The food cleansed our palates between wines, which included the 2005 barrel-aged reserves that were our favorites. Most memorable was the pear-vanilla accented chardonnay reserve ($14.99) and the cabernet franc reserve ($22.99), redolent with ripe berries and forest fruit. Though Jefferson unsuccessfully tried to cultivate European vines in these parts more than 200 years ago, Barboursville is thriving. The vineyard is one of several propelling Virginia closer to California in the eyes of oenophiles.

Built around the brick ruins of Gov. James Barbour's manor - a residence Jefferson designed and which was destroyed in an 1884 fire Christmas Day - Barboursville marries the present and past.

An Italian winemaker bought the 900-acre property in 1976. Now, the winery produces at least 30,000 cases of wine each year. On a tour, we gaped at wine-soaked barrels and stainless-steel, ceiling-high blending tanks. There was an octagon-shaped room, an homage to Jefferson's favorite shape, where Barboursville's Octagon Bordeaux-style red ($39.99) is made every few years.

The sun was just starting to melt into the surrounding slopes of the Blue Ridge Mountains as we began the 30-minute drive from Barboursville to the Omni Hotel where we were staying in Charlottesville. The hotel is a cornerstone of the vibrant, pedestrian-only Historic Downtown Mall on Main Street. The best part about the Omni was its proximity to the outdoor mall's ubiquitous upscale boutiques and restaurants. Our room was clean and boasted a comfy, king-size bed. We had wanted to stay at one of Charlottesville's charming bed-and-breakfasts, such as the 200 South Street Inn, but they all had two-night minimums, and our plan called for one night, two full days. I later realized we could have spent two nights and still stayed within our $500 budget.

For those with lined pockets, the elegant Clifton Inn is about 15 minutes outside downtown. Interested in a one-night B&B stay? Try calling at the last minute. Sometimes innkeepers will bend the rules if a room is available.

On the town

After settling into our hotel, we walked over to the mall to meet some college friends for a drink. Christmas decorations adorned the streetlights on the mall's wide brick lane, where Tibetan vendors sell jewelry, knit scarves and hats. A holiday market sets up on the east end of the mall Fridays and Saturdays through Dec. 23.
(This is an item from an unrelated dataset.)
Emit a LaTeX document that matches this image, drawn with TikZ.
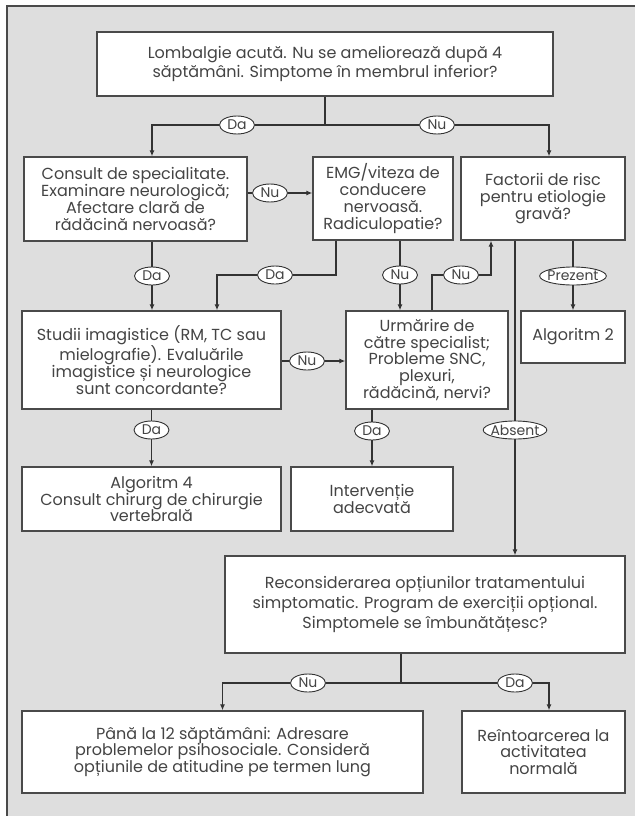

We settled on hot drinks at the bohemian Twisted Branch Tea Bazaar. Wannabe hippies are at home here, where live bands, heavy on the bongo drums, play some nights. We shared two pots of tea - South American green yerba mate and a licorice and ginger herbal blend to soothe my sore throat - and a snack plate of nuts, dried fruit, hummus and manchego cheese ($28, including tip). After tea, we decided to grab a beer before dinner. Not surprisingly, there was no room at the popular C&O Restaurant bar on a crowded Saturday night. But it's worth a late-night trip for the best bar menu around. The bustling downstairs bistro serves a variety of tidbits, including its popular cheese plate, an artichoke pate, mac and cheese and chicken barbecue - all served until 1 a.m.